El Centro Cultural Estación Mapocho es un espacio público y no es posible que se preste para un apartheid cultural a la chilena.

Como cada año, escuchamos por estos días las cuentas felices que sacan, de manera autorreferidas, los organizadores y algunos medios: que la última versión fue más exitosa que la anterior, que aumentó el número de asistentes, que hubo mayores ventas, etc.

Esto, pese al sentido común de gran parte de los asistentes que señalaban la disminución de público; pese a los reclamos de quienes se rehusaron a pagar la invitación a las actividades; pese a los números que dan muchos expositores, constatando la baja en las ventas.

Y la prensa reproduce “la imagen” sin mayor inquietud,  sin mayores preguntas. ¿Qué representaban los ingresos gratuitos en el 2012 o 2013? ¿Cuál era la relación de los ingresos gratuitos versus los ingresos pagados?  ¿Cómo se mide el éxito del evento?

Como en muchos otros ámbitos, el modelo de Filsa hace ya algunos años muestra signos de agotamiento. Sin duda cada feria exige muchas energías, dedicación y trabajo, tanto de los organizadores, expositores, autores, como del personal que atiende.

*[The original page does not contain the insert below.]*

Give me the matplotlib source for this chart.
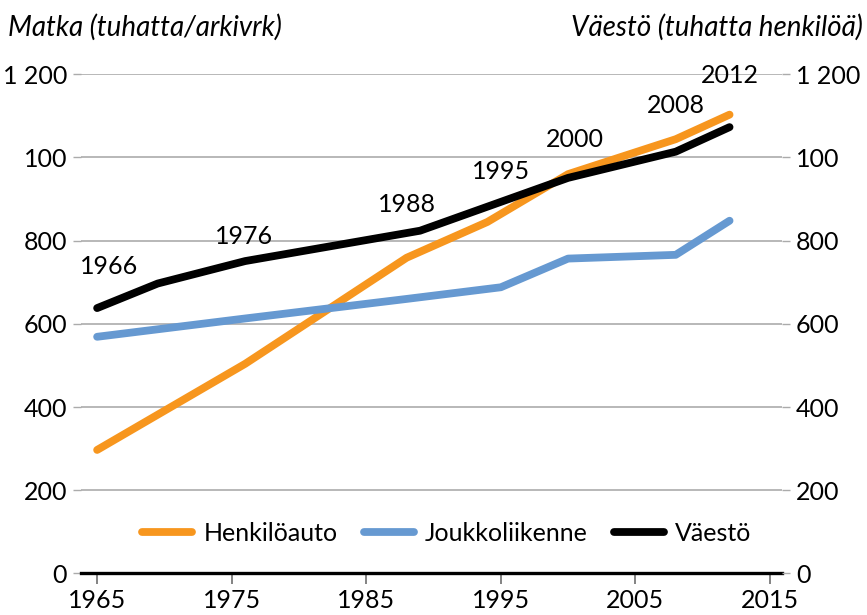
import matplotlib
matplotlib.use("Agg")
import matplotlib.pyplot as plt
from matplotlib.ticker import FixedLocator, FixedFormatter

plt.rcParams['font.family'] = ['Lato', 'DejaVu Sans']

# Trips (thousands per weekday) and population (thousands)
car_years = [1965, 1976, 1988, 1994, 2000, 2008, 2012]
car_trips = [297, 504, 759, 845, 960, 1044, 1103]

transit_years = [1965, 1976, 1988, 1995, 2000, 2008, 2012]
transit_trips = [569, 613, 660, 688, 757, 766, 848]

pop_years = [1965, 1969.5, 1976, 1989, 2000, 2008, 2012]
population = [638, 697, 751, 824, 951, 1014, 1073]

# Survey-year annotations and where they sit
survey_labels = ['1966', '1976', '1988', '1995', '2000', '2008', '2012']
survey_label_x = [1965.9, 1975.9, 1988.0, 1995.0, 2000.5, 2008.0, 2012.0]
survey_label_y = [739, 809, 888, 967, 1044, 1124, 1198]

series_names = ['Henkilöauto', 'Joukkoliikenne', 'Väestö']
y_ticks = [0, 200, 400, 600, 800, 1000, 1200]
y_tick_labels = ['0', '200', '400', '600', '800', '100', '1 200']
x_ticks = [1965, 1975, 1985, 1995, 2005, 2015]

ORANGE = '#F7961E'
BLUE = '#6699D1'
BLACK = '#000000'
GRID = '#ABABAB'

FS = 18

fig = plt.figure(figsize=(8.67, 6.15), dpi=100)
ax = fig.add_axes([0.0934, 0.0675, 0.8086, 0.8117])
ax2 = ax.twinx()

lw = 5.6
ax.plot(car_years, car_trips, color=ORANGE, lw=lw, solid_capstyle='round',
        solid_joinstyle='round', label=series_names[0], zorder=3)
ax.plot(transit_years, transit_trips, color=BLUE, lw=lw, solid_capstyle='round',
        solid_joinstyle='round', label=series_names[1], zorder=3)
ax.plot(pop_years, population, color=BLACK, lw=lw, solid_capstyle='round',
        solid_joinstyle='round', label=series_names[2], zorder=4)

for txt, x, y in zip(survey_labels, survey_label_x, survey_label_y):
    ax.text(x, y, txt, ha='center', va='center', fontsize=FS, color='black', zorder=5)

xlim = (1963.8, 2015.9)
for a in (ax, ax2):
    a.set_xlim(*xlim)
    a.set_ylim(0, 1200)
    for s in a.spines.values():
        s.set_visible(False)

ax.yaxis.set_major_locator(FixedLocator(y_ticks))
ax.yaxis.set_major_formatter(FixedFormatter(y_tick_labels))
ax2.yaxis.set_major_locator(FixedLocator(y_ticks))
ax2.yaxis.set_major_formatter(FixedFormatter(y_tick_labels))

ax.grid(axis='y', color=GRID, lw=1.2, zorder=0)
ax.set_axisbelow(True)
ax.tick_params(axis='y', length=6, width=1.0, color=GRID, labelsize=FS, pad=4)
ax2.tick_params(axis='y', length=6, width=1.0, color=GRID, labelsize=FS, pad=4)

ax.set_xticks(x_ticks)
ax.set_xticklabels([str(v) for v in x_ticks])
ax.tick_params(axis='x', length=8, width=1.2, color='#6E6E6E', labelsize=FS, pad=3)

# Zero baseline
ax.axhline(0, color=BLACK, lw=2.4, zorder=2, clip_on=False)

leg = ax.legend(loc='center', bbox_to_anchor=(0.522, 0.081), ncol=3, frameon=False,
                fontsize=FS, handlelength=2.0, handletextpad=0.45, columnspacing=1.05)

fig.text(0.009, 0.955, 'Matka (tuhatta/arkivrk)', fontsize=20, style='italic',
         ha='left', va='center')
fig.text(0.995, 0.955, 'Väestö (tuhatta henkilöä)', fontsize=20, style='italic',
         ha='right', va='center')

fig.savefig('out.png', dpi=100)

Es tiempo de pensar y actuar para que este principal acontecimiento cultural de Santiago, como a muchos les gusta decir, deje de ser una fiesta de unos pocos y pase a ser la gran fiesta democrática del libro y la lectura, donde todos puedan sentir que trabajan para todos; y sobre todo que se trabaja para el libro y la lectura en Chile, para fomentar la curiosidad y potenciar nuevos lectores.